I think there's only one way for a Cena heel turn to work. Because he's acknowledged the fan split many times and still continued to be a man of admirable character while glibly saying those who boo him have every right to do so, for HIM to become a heel rather than just a face that half the audience boos, you have to give HIM an organic reason to change his attitude, one that's believable that those who love Cena will buy. And that reason will be based on WHY half the audience boos him.

I've repeatedly said I think the bulk of Cena's haters in the audience are guys who resent how much their kids and wives/girlfriends love him. Yes there are a few guys in the IWC and the Smark audience who hate him for more logical reasons, like his overpushing and Vince's watering down of his character, but most of Cena's haters hate him purely out of jealousy.

So to turn Cena truly heel, play on that. Do something to finally get him pissed off enough to actually insult fans and make them believe he's genuinely bitching.

Have him shown on cam, signing autographs for kids. Have one kid ask him "Mister Cena what's a "Douchebag?". Cena of course will be puzzled and ask him why he wants to know. The kid will reply because his Daddy said Cena was a douchebag because he and Mommy like Cena so much, or something similar. This plants the seed. Cena is fine with guys booing him, but teaching their kids to hate because of a personal opinion? That will morally offend him given the kind of man he is.

Now what happens next, in a logical world, would cement him as a face, but WWE fans tend to be assholes. They cheered Mae Young going through a table after all. So what happens next will succeed in making Cena himself an actual heel in the eyes of those fans who like him.

Cena comes out to the ring and cuts a promo about that kid's dad. He loudly vents his disgust that any responsible parent would teach his kid words like douchebag because he's so insecure that he can't handle his family cheering for Cena. This gets boos not only from said insecure douchebags in the audience (because deep down they know he's right), but also the wives and kids start to boo a little because Cena is insulting their husband/dads.

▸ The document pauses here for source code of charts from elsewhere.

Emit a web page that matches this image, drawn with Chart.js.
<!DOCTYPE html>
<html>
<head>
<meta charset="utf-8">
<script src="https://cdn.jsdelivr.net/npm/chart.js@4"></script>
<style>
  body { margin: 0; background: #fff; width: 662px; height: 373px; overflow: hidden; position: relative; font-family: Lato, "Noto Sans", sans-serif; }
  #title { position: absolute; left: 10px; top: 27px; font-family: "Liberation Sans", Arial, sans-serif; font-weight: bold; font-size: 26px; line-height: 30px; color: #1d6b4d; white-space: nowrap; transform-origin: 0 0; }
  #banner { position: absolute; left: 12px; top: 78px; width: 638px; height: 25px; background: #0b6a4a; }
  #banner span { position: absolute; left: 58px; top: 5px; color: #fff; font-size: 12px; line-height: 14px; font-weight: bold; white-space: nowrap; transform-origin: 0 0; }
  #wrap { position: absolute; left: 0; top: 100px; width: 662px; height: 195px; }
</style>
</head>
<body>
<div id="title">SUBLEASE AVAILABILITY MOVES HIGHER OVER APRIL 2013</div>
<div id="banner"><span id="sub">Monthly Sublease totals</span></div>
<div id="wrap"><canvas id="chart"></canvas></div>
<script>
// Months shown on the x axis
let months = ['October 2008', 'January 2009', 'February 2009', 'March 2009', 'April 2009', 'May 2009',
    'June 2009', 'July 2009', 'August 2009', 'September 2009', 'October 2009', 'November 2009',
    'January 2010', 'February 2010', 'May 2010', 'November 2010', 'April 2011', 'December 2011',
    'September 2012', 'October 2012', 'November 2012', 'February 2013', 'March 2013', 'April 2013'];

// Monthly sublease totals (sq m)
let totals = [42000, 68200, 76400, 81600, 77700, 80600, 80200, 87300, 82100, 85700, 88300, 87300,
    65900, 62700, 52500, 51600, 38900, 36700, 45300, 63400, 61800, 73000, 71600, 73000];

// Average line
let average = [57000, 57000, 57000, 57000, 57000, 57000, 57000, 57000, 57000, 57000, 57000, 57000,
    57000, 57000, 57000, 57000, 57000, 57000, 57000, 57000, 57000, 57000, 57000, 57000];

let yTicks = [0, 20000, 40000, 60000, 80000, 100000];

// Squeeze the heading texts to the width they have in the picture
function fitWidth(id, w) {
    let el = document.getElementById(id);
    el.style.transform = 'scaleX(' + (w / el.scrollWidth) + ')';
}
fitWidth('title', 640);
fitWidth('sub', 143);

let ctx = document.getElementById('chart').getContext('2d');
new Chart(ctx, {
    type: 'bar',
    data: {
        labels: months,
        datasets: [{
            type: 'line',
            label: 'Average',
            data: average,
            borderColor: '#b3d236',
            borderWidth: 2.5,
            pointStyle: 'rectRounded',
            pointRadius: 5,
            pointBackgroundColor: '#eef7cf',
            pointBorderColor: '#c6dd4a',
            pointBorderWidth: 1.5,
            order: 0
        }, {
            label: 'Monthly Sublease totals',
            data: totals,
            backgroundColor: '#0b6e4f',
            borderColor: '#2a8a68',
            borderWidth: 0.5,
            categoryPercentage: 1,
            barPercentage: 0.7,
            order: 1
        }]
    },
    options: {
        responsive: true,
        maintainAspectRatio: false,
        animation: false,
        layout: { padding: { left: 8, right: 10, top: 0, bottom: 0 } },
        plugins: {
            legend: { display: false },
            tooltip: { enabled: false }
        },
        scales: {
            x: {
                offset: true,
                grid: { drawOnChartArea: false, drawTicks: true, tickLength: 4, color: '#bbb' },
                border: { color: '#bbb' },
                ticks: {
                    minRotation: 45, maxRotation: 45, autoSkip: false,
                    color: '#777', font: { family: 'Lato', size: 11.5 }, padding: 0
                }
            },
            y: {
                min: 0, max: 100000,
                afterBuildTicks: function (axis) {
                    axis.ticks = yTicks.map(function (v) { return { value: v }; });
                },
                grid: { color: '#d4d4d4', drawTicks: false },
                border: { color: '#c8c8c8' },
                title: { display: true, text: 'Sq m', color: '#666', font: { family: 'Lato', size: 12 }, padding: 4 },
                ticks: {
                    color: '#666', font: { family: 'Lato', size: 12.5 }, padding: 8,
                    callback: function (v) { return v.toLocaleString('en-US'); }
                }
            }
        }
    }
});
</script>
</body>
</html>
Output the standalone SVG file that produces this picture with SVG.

Kids, even if they have a shitty disfunctional family, will defend that family. So kids will be mad that Cena is insulting their dads, and wives/girlfriends will be pissed that he's calling their men irresponsible douchebags, even if they ARE, under the "I can insult my man but YOU sure as hell can't" mentality. Cena gets even more pissed off that the wives and kids are defending their mens' deplorable behavior and lets a little rage finally slip, and now he organically shifts to insulting the defenders, the way some people play blame the victim when a battered wife still defends the man she's terrified of. Granted that's an exxageration but the root principle is the same; Cena sees these men doing something that anyone with common sense knows is shallow and wrong, and can't understand why his fans are defending his haters. He outright calls the kids and wives stupid for defending the shallow garbage, and now no one is still cheering him. Cena is outright pissed-off indignant justified heel now. The only kind of heel Cena can convincingly be given the kind of man he is; the one with the moral high ground that you boo because you know deep down he's right and you hate him for it, the kind who points out character flaws you never want to admit you have. And the more justified and true his rants get, and the more vehemently he delivers them, the more the ENTIRE audience hates his guts.

Of course that scenariop requires logic and proper storytelling. So we all know if the E ever does turn him they'll do it in a two week program by having him suddenly snap for no logical reason and beat Rey Mysterio into a pulp, then say he's just sick of half the audience booing him.

But my idea is better. It makes logical sense and is organic to the character Cena plays which is pretty much who he really is. My idea makes perfect sense. Which is of course why it will never happen. The 'E HATES making sense.